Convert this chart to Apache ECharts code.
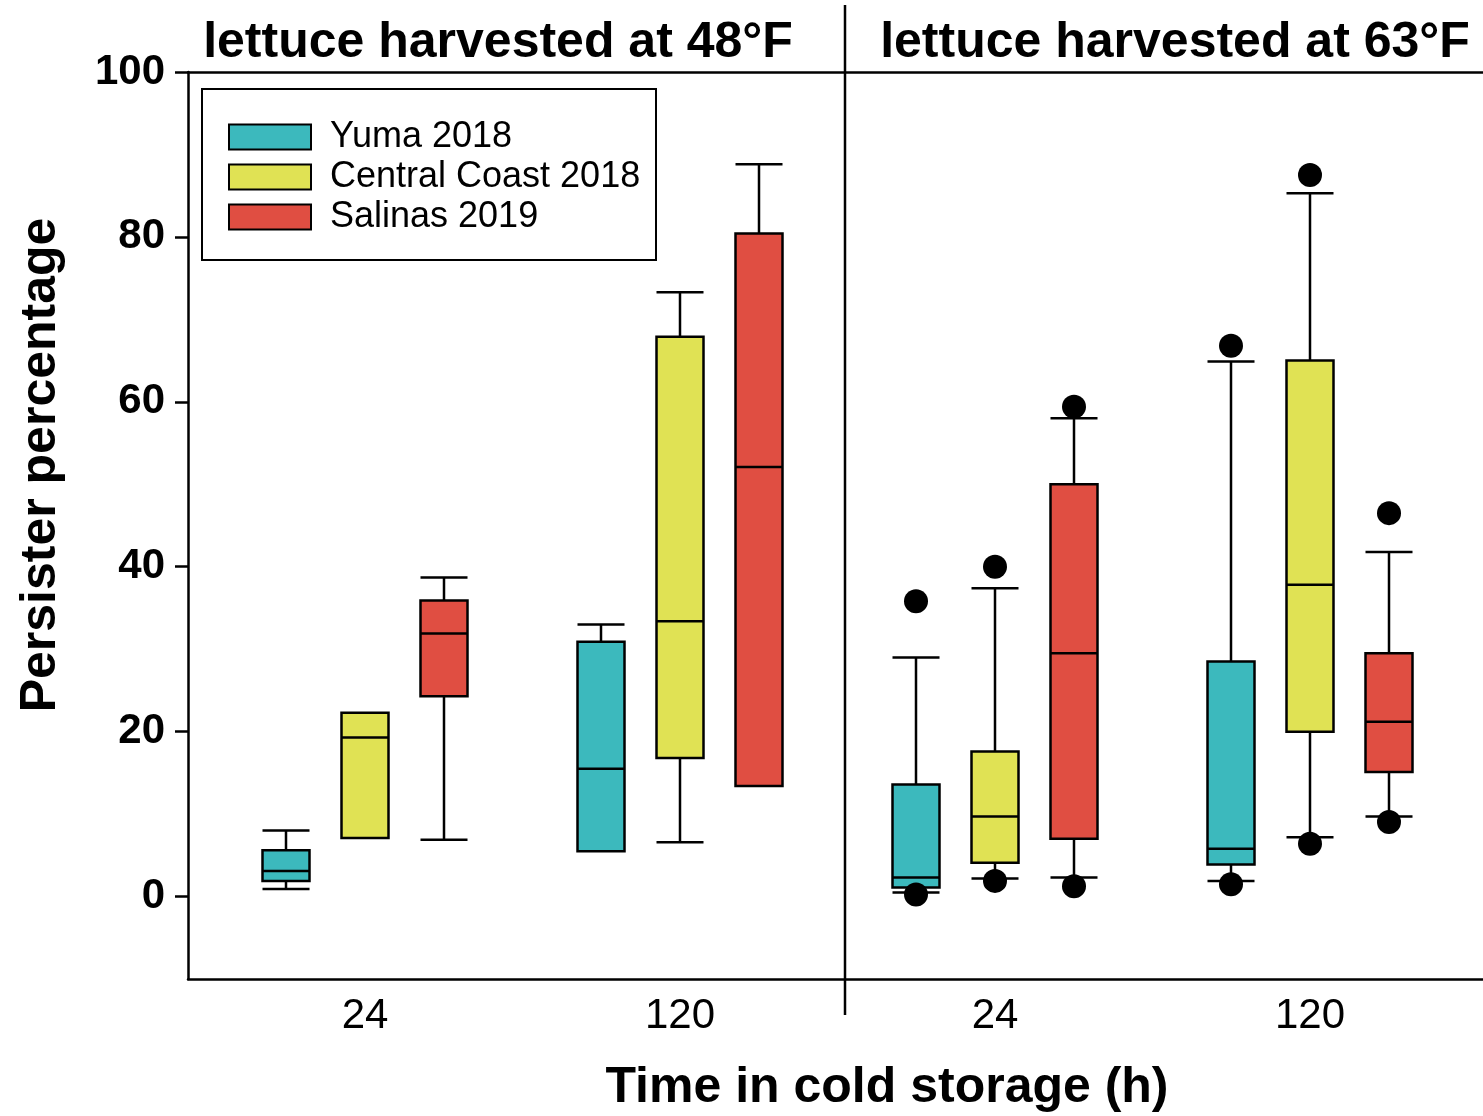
══════════════════════════════
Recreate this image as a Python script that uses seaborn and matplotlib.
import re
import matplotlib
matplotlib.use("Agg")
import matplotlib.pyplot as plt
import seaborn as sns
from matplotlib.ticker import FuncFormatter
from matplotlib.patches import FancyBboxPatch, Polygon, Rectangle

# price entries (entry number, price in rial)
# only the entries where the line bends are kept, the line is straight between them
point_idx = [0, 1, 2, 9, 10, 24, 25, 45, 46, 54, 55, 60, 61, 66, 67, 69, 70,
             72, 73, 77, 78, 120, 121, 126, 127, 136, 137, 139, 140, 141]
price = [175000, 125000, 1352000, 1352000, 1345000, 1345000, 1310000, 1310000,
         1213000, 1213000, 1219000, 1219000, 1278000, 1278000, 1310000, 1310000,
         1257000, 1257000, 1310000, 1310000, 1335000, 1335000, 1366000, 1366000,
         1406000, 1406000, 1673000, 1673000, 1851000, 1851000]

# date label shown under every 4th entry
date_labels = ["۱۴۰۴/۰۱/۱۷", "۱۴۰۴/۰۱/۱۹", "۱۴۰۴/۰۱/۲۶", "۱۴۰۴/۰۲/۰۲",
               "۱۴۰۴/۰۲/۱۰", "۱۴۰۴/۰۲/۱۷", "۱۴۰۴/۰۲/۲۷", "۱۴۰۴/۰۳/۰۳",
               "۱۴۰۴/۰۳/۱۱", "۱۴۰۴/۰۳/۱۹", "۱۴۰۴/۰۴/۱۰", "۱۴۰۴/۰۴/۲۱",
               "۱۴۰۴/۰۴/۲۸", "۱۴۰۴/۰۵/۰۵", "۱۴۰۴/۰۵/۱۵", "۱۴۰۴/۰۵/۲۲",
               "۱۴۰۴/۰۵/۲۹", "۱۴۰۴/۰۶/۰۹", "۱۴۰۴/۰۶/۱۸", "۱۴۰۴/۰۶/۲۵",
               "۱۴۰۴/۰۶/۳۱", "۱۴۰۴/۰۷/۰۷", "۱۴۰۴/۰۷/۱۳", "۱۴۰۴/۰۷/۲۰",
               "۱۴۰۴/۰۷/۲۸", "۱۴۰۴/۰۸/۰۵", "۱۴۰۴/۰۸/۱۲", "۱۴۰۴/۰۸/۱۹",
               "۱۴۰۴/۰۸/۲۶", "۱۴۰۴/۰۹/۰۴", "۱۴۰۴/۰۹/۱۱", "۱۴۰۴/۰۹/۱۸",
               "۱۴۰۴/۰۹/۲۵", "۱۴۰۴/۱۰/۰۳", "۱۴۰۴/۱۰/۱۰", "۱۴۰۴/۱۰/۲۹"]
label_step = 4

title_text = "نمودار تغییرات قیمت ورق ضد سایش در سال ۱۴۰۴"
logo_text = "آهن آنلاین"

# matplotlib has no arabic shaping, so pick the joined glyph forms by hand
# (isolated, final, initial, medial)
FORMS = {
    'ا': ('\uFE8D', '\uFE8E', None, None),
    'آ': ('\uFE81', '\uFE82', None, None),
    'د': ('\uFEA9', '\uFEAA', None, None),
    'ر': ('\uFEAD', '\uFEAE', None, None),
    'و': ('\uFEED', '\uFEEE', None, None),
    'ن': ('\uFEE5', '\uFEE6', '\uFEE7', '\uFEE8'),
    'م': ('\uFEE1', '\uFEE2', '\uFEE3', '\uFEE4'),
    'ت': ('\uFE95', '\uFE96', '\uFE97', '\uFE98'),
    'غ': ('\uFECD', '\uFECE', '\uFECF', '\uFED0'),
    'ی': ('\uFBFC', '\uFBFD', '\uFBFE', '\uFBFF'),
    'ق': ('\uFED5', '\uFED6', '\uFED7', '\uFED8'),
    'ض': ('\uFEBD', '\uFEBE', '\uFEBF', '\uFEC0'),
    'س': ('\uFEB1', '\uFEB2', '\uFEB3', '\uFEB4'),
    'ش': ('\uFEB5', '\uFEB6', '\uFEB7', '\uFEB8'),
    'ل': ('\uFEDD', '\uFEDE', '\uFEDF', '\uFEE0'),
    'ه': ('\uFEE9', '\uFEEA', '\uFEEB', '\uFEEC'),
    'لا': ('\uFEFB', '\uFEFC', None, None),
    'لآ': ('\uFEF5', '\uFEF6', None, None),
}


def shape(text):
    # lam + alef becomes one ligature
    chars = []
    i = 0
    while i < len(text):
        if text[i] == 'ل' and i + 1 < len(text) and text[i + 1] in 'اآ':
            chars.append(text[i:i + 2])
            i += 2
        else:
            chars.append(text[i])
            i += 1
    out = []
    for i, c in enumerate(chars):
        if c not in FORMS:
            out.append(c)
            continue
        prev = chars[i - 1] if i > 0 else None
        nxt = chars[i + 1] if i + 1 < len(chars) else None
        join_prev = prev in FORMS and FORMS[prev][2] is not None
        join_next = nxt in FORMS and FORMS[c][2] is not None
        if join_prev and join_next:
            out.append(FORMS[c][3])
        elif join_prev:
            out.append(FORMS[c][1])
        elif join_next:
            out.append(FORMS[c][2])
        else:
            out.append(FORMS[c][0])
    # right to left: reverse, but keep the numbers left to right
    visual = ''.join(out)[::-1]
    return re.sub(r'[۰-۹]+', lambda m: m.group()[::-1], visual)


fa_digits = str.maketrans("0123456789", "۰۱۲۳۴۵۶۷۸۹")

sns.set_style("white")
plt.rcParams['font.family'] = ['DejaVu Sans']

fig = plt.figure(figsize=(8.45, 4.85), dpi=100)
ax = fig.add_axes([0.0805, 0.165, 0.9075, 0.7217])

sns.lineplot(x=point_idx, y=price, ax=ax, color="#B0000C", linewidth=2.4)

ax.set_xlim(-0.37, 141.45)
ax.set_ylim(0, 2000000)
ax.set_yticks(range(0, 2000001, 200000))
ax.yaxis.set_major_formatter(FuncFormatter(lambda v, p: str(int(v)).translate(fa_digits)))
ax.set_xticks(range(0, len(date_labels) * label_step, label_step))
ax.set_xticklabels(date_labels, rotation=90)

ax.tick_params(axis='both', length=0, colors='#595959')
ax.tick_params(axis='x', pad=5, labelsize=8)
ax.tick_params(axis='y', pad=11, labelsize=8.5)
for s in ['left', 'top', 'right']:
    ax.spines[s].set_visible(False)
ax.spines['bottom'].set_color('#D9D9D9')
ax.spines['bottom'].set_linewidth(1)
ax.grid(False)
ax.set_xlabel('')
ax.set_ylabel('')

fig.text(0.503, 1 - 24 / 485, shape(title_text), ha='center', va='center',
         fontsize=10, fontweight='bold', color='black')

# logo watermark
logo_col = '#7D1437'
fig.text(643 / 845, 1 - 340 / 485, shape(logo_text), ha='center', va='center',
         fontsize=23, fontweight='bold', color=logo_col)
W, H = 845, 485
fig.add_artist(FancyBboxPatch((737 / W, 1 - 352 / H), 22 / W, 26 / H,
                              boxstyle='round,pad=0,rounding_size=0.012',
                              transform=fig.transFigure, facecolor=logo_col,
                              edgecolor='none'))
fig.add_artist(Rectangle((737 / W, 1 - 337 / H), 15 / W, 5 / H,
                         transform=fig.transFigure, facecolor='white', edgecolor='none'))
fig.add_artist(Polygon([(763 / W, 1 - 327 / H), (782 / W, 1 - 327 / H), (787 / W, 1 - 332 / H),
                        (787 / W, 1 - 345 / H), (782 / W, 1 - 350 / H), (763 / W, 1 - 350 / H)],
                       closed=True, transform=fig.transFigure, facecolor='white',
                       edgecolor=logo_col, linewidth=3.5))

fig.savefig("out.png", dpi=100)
══════════════════════════════
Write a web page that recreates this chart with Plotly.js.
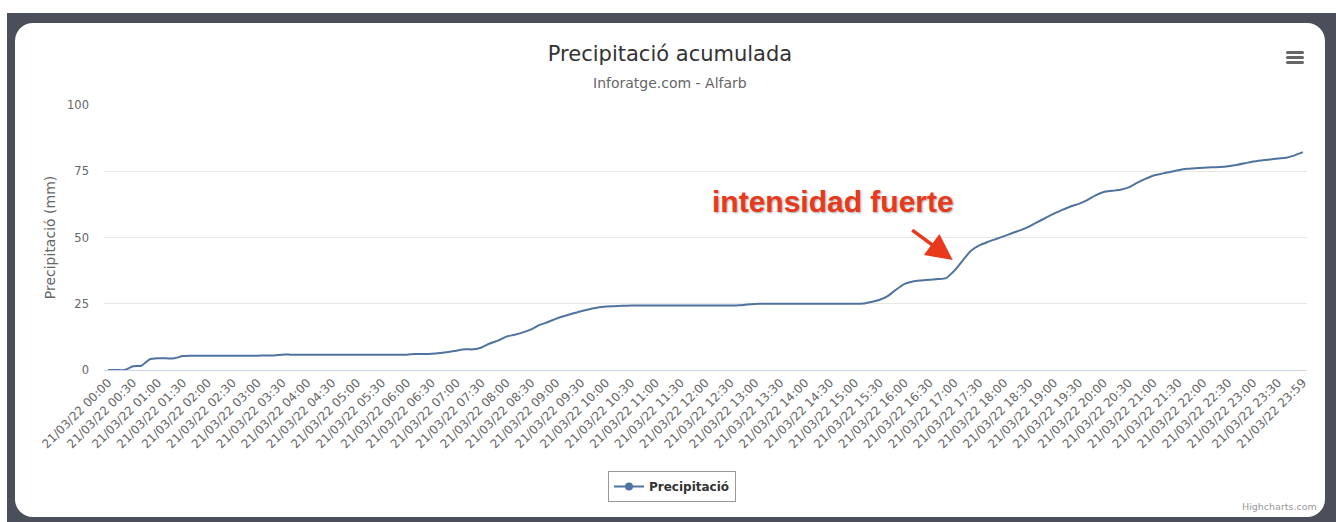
══════════════════════════════
### SHORT TASK:
Begin at the line containing "Recreate this image", end at the line containing "from matplotlib.patches import", and reproduce every line in that range exactly, both ends included.

### WORKED SOLUTION:
Recreate this image as a Python script that uses seaborn and matplotlib.
import re
import matplotlib
matplotlib.use("Agg")
import matplotlib.pyplot as plt
import seaborn as sns
from matplotlib.ticker import FuncFormatter
from matplotlib.patches import FancyBboxPatch, Polygon, Rectangle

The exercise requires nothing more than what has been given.